New York Times Political Editor FIRED for Botched Hillary Coverage, But Will Remain Political Editor

Photo: Alec Perkins, CC BY 2.0

You're right - that headline doesn't make sense.  But neither do a couple of stories and at least one headline that essentially made that very assertion yesterday.
Screen shot

This Daily Newsbin article is a good example of why you shouldn't believe everything you read, especially in the modern hypermedia age.  Anybody with a device and a data connection can now publish any old wild speculation that jumps into their heads, where it can often find an audience eager to further disseminate it.  This story has almost 11,000 shares already, and it just went up yesterday.

I read the New York Times' statement about editorial personnel changes in the Washington Bureau yesterday.  Newsbin’s assertion that Carolyn Ryan was “fire[d] … over inaccurate criticisms of Hillary Clinton” is odd and completely illogical.

The mundane fact of the matter is that the Times simply decided to once again vest the positions of Political Editor and Washington Bureau Chief in two different folks - Carolyn Ryan had been doing both for a bit less than two years.

This restructuring has been in the works for months.  Dylan Byers of Politico reported in January that Ryan had put Elisabeth Bumiller, her deputy Washington Bureau chief, in charge of the bureau's day-to-day operations.  By that point, the speed and volume of news being generated by the 2016 Presidential race really demanded that the Times’ political editor primarily operate out of New York rather than DC.

Ryan wasn't “fired” for supposedly bungled coverage of the Clinton campaign, stories which would have been within the purview of her role as political editor.  Caroline Ryan stays in the position of senior political editor, which has a lot more to do with coverage of the Presidential campaigns than does the Washington Bureau.  Elisabeth Bumiller is becoming the new WA Bureau chief, in what seems to be a formalization of a delegation of authority put into motion back in January.

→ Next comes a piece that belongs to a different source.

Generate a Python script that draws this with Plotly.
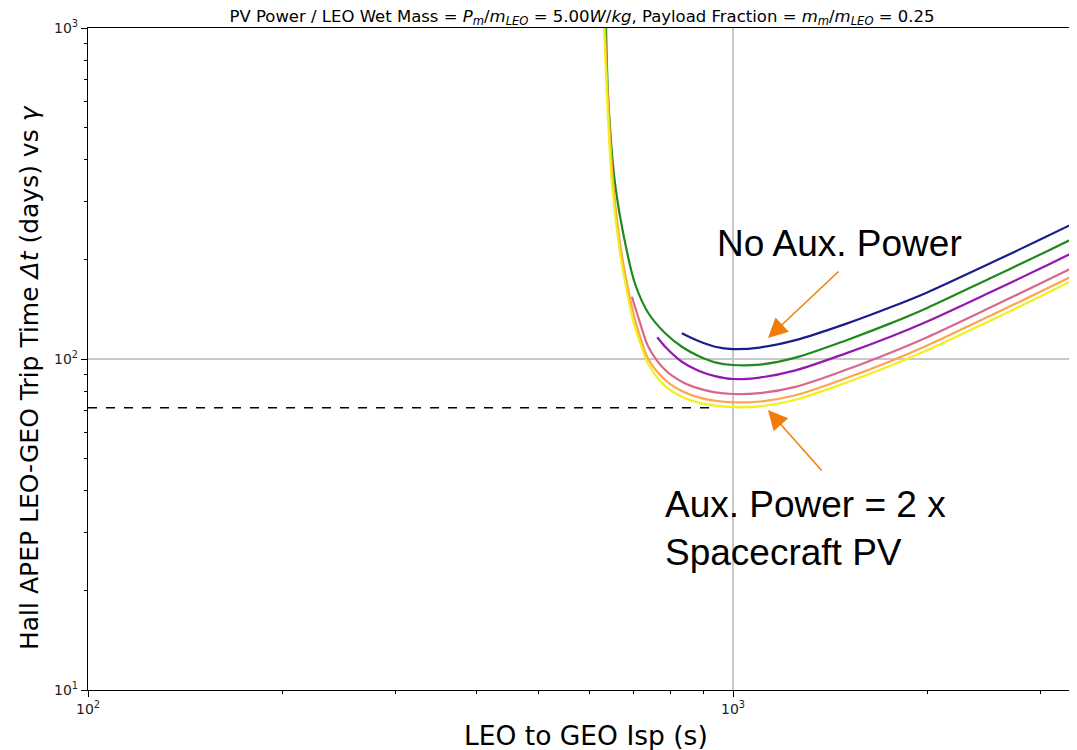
import numpy as np
import plotly.graph_objs as go

# -----------------------------------------------------------
# Data (Isp in s, trip time in days)
# -----------------------------------------------------------

blue_isp = [833, 884, 938, 1000, 1100, 1250, 1500, 1750, 2000, 2500, 3000, 3380]
blue_days = [119.6, 113.3, 108.9, 107.1, 108.3, 114.0, 127.9, 143.0, 158.9, 194.3, 229.9, 257.4]

green_isp = [635.5, 640.7, 656.2, 684, 705, 739, 785, 833, 884, 938, 1000, 1100, 1250,
             1500, 1750, 2000, 2500, 3000, 3380]
green_days = [1000, 606, 339.5, 213.4, 168.5, 137.7, 119.6, 108.9, 102.1, 97.7, 95.9,
              96.2, 101.0, 114.0, 127.9, 142.7, 175.1, 207.2, 232.2]

purple_isp = [763, 785, 833, 884, 938, 1000, 1100, 1250, 1500, 1750, 2000, 2500, 3000, 3380]
purple_days = [116.3, 108.9, 98.1, 92.2, 88.8, 87.0, 87.9, 92.4, 104.2, 116.6, 129.9,
               158.8, 187.9, 210.6]

pink_isp = [697, 718, 739, 785, 833, 884, 938, 1000, 1100, 1250, 1500, 1750, 2000,
            2500, 3000, 3380]
pink_days = [154.2, 128.2, 108.9, 92.6, 85.4, 81.5, 79.3, 78.4, 78.9, 82.4, 92.9,
             104.3, 116.4, 142.8, 169.3, 189.8]

orange_isp = [633, 640, 652, 670.5, 688, 705, 718, 739, 785, 833, 884, 938, 1000, 1100,
              1250, 1500, 1750, 2000, 2500, 3000, 3380]
orange_days = [1000, 606, 339.5, 213.4, 161.6, 131.2, 116.5, 100.0, 86.4, 80.0, 76.6,
               74.8, 74.0, 74.4, 77.7, 87.6, 98.3, 109.9, 134.9, 159.9, 179.2]

yellow_isp = [631, 638, 649, 667, 684, 701, 718, 739, 785, 833, 884, 938, 1000, 1100,
              1250, 1500, 1750, 2000, 2500, 3000, 3380]
yellow_days = [1000, 606, 339.5, 213.4, 161.6, 129.4, 111.8, 96.6, 82.8, 76.9, 73.8,
               72.3, 71.5, 71.9, 75.3, 84.9, 95.2, 106.2, 130.3, 154.7, 173.9]

dash_isp = [100, 931]
dash_days = [71.3, 71.3]

x_tickvals = [100, 1000]
x_ticktext = ["10<sup>2</sup>", "10<sup>3</sup>"]
y_tickvals = [10, 100, 1000]
y_ticktext = ["10<sup>1</sup>", "10<sup>2</sup>", "10<sup>3</sup>"]

series = [
    ("No Aux. Power", blue_isp, blue_days, "#1c1c8c"),
    ("Aux 1", green_isp, green_days, "#1e8a1e"),
    ("Aux 2", purple_isp, purple_days, "#9318b0"),
    ("Aux 3", pink_isp, pink_days, "#d8688a"),
    ("Aux 4", orange_isp, orange_days, "#ffa44c"),
    ("Aux 5", yellow_isp, yellow_days, "#f0f01e"),
]

# page body has an 8px margin, so the figure is shrunk/shifted to compensate
W, H, OFF = 1077, 750, 8
PLOT_L, PLOT_T, PLOT_B = 88, 28, 690

fig = go.Figure()

for name, x, y, color in series:
    fig.add_trace(
        go.Scatter(
            x=x,
            y=y,
            mode="lines",
            name=name,
            line=dict(color=color, width=2.2, shape="spline", smoothing=0.9),
        )
    )

fig.add_trace(
    go.Scatter(
        x=dash_isp,
        y=dash_days,
        mode="lines",
        name="min",
        line=dict(color="black", width=1.5, dash="dash"),
    )
)

# -----------------------------------------------------------
# Annotations
# -----------------------------------------------------------

def px_x(px):
    return (px - PLOT_L) / (W - PLOT_L)

def px_y(py):
    return (PLOT_B - py) / (PLOT_B - PLOT_T)

arrow_color = "#f07d0a"
big_font = dict(family="Liberation Sans, Arial", size=37, color="black")

fig.add_annotation(
    x=px_x(715), y=px_y(243), xref="paper", yref="paper",
    text="No Aux. Power", showarrow=False,
    xanchor="left", yanchor="middle", font=big_font,
)
fig.add_annotation(
    x=px_x(663), y=px_y(528), xref="paper", yref="paper",
    text="Aux. Power = 2 x<br>Spacecraft PV", showarrow=False,
    xanchor="left", yanchor="middle", align="left", font=big_font,
)
fig.add_annotation(
    x=np.log10(1133), y=np.log10(115.7), xref="x", yref="y",
    text="", showarrow=True, arrowhead=2, arrowsize=2.6, arrowwidth=1.5,
    arrowcolor=arrow_color, ax=72, ay=-68, standoff=0,
)
fig.add_annotation(
    x=np.log10(1133), y=np.log10(70.1), xref="x", yref="y",
    text="", showarrow=True, arrowhead=2, arrowsize=2.6, arrowwidth=1.5,
    arrowcolor=arrow_color, ax=55, ay=62, standoff=0,
)

# axis titles placed as annotations for exact positions
fig.add_annotation(
    x=px_x(586), y=px_y(735), xref="paper", yref="paper",
    text="LEO to GEO Isp (s)", showarrow=False,
    xanchor="center", yanchor="middle",
    font=dict(family="DejaVu Sans", size=26.5, color="black"),
)
fig.add_annotation(
    x=px_x(30), y=px_y(378), xref="paper", yref="paper",
    text="Hall APEP LEO-GEO Trip Time <i>Δt</i> (days) vs <i>γ</i>", showarrow=False,
    textangle=-90, xanchor="center", yanchor="middle",
    font=dict(family="DejaVu Sans", size=25, color="black"),
)

title_text = (
    "PV Power / LEO Wet Mass = <i>P</i><sub><i>m</i></sub>/<i>m</i><sub><i>LEO</i></sub>"
    " = 5.00<i>W</i>/<i>kg</i>, Payload Fraction = "
    "<i>m</i><sub><i>m</i></sub>/<i>m</i><sub><i>LEO</i></sub> = 0.25"
)

axis_common = dict(
    type="log",
    showline=True,
    linecolor="black",
    linewidth=1.2,
    ticks="outside",
    ticklen=6,
    tickcolor="black",
    showgrid=True,
    gridcolor="#c8c8c8",
    gridwidth=1.5,
    zeroline=False,
    automargin=False,
    tickfont=dict(family="DejaVu Sans", size=14, color="#222222"),
    minor=dict(ticks="outside", ticklen=3, tickcolor="black", dtick="D1", showgrid=False),
)

fig.update_layout(
    width=W - OFF,
    height=H - OFF,
    margin=dict(l=PLOT_L - OFF, r=0, t=PLOT_T - OFF, b=H - PLOT_B),
    paper_bgcolor="white",
    plot_bgcolor="white",
    showlegend=False,
    font=dict(family="DejaVu Sans", color="black"),
    title=dict(
        text=title_text,
        x=(582 - OFF) / (W - OFF),
        xanchor="center",
        y=1 - (16 - OFF) / (H - OFF),
        yanchor="middle",
        font=dict(family="DejaVu Sans", size=16.5, color="black"),
    ),
    xaxis=dict(
        axis_common,
        range=[2, 3.5333],
        mirror=True,
        tickmode="array",
        tickvals=x_tickvals,
        ticktext=x_ticktext,
    ),
    yaxis=dict(
        axis_common,
        range=[1, 3],
        tickmode="array",
        tickvals=y_tickvals,
        ticktext=y_ticktext,
    ),
)

fig.write_html("out.html")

Media Matters also ran with this “editorial restructuring is an indictment of the Times’ Hillary Clinton coverage” spin – their post has been shared 1,800 times: 

Politico similarly had a misleadingly breathless headline on their coverage yesterday:

N.Y. Times D.C. shakeup: Carolyn Ryan out, Elisabeth Bumiller in as bureau chief

I fear marketing has taken over too many news sites’ headline writing.  Those attempting to serve as reputable, credible news sources should really consider shooing the marketing folks on out of there.  The headline was undermined by Dylan Byers’ actual story, which indicated that this was anything but a “shakeup”:

The change, which was announced by executive editor Dean Baquet, reflects the longstanding editorial arrangement that existed in everything but name, several Times sources said. Bumiller had served as the de facto bureau chief while Ryan, who also serves as political editor, had focused on the paper's 2016 coverage.

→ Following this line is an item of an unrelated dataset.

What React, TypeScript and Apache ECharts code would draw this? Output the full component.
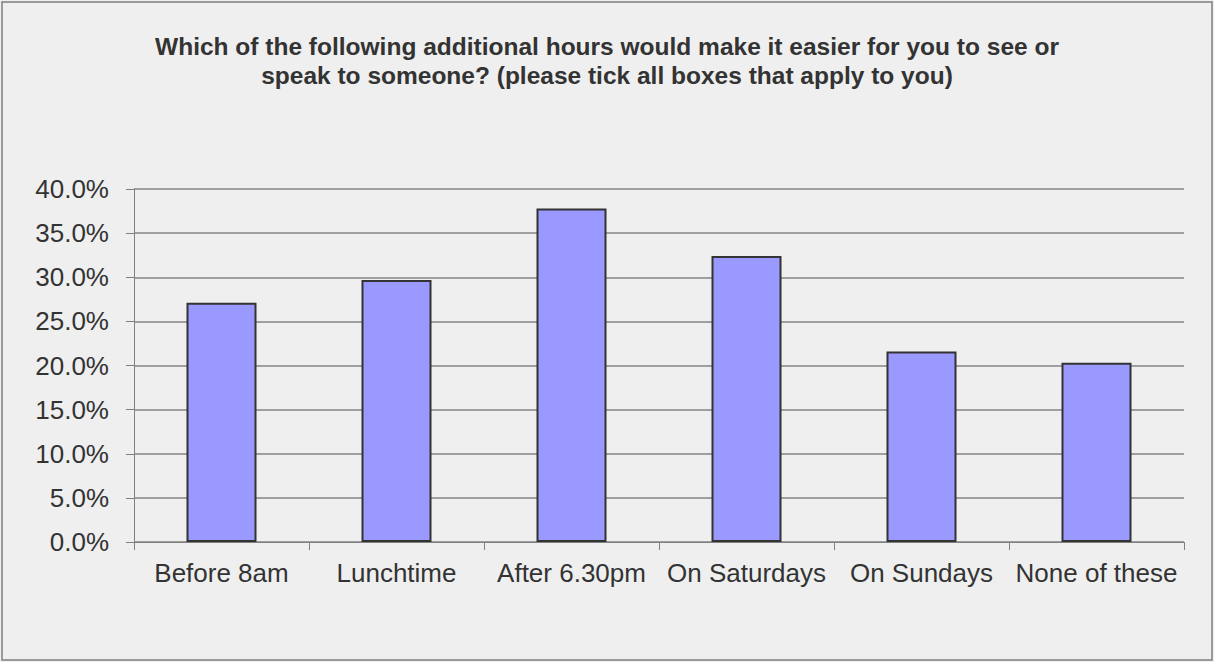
import React, { useEffect, useRef } from "react";
import * as echarts from "echarts";

const categories = ["Before 8am", "Lunchtime", "After 6.30pm", "On Saturdays", "On Sundays", "None of these"];
const values = [27.1, 29.7, 37.8, 32.4, 21.6, 20.3];
const titleLines = [
  "Which of the following additional hours would make it easier for you to see or",
  "speak to someone? (please tick all boxes that apply to you)",
];

export default function App() {
  const ref = useRef<HTMLDivElement>(null);
  useEffect(() => {
    const chart = echarts.init(ref.current!, null, { renderer: "svg" });
    const font = "'Liberation Sans', Arial, sans-serif";
    chart.setOption({
      animation: false,
      backgroundColor: "#efefef",
      textStyle: { fontFamily: font },
      title: {
        text: titleLines.join("\n"),
        left: "center",
        top: 27,
        textStyle: {
          fontFamily: font,
          fontSize: 24.5,
          fontWeight: "bold",
          color: "#333333",
          lineHeight: 29,
        },
      },
      graphic: [
        {
          type: "rect",
          shape: { x: 2, y: 2, width: 1210, height: 658 },
          style: { fill: "none", stroke: "#7f7f7f", lineWidth: 1.5 },
          silent: true,
        },
      ],
      grid: { left: 134, right: 30, top: 189, bottom: 120, containLabel: false },
      xAxis: {
        type: "category",
        data: categories,
        axisLine: { show: true, lineStyle: { color: "#808080", width: 1 } },
        axisTick: { show: true, alignWithLabel: false, length: 8, lineStyle: { color: "#808080" } },
        axisLabel: { fontSize: 26, color: "#333333", margin: 18, fontFamily: font, interval: 0 },
      },
      yAxis: {
        type: "value",
        min: 0,
        max: 40,
        interval: 5,
        axisLine: { show: true, lineStyle: { color: "#808080", width: 1 } },
        axisTick: { show: true, length: 8, lineStyle: { color: "#808080" } },
        axisLabel: {
          fontSize: 26,
          color: "#333333",
          margin: 25,
          fontFamily: font,
          formatter: (v: number) => v.toFixed(1) + "%",
        },
        splitLine: { show: true, lineStyle: { color: "#858585", width: 1.5 } },
      },
      series: [
        {
          type: "bar",
          data: values,
          barWidth: "40%",
          itemStyle: { color: "#9999ff", borderColor: "#333333", borderWidth: 2 },
        },
      ],
    });
    return () => chart.dispose();
  }, []);
  return <div ref={ref} style={{ position: "fixed", left: 0, top: 0, width: 1214, height: 662 }} />;
}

Were there problems with the Times’ coverage of the email story?  Yes.  Is the Times sometimes harder on Clinton than on other candidates?  Perhaps.  But do those facts, plus the formalization of editorial redelegation of authority that first occurred several months ago, equal “Carolyn Ryan FIRED for failings as political editor?”  Seeing as she’s actually remaining in the position of political editor, I’m going to say that’s a no.

Trust the interwebs to vest a pedestrian story with all sorts of political significance that not only isn’t indicated, but is counter-indicated by all available data.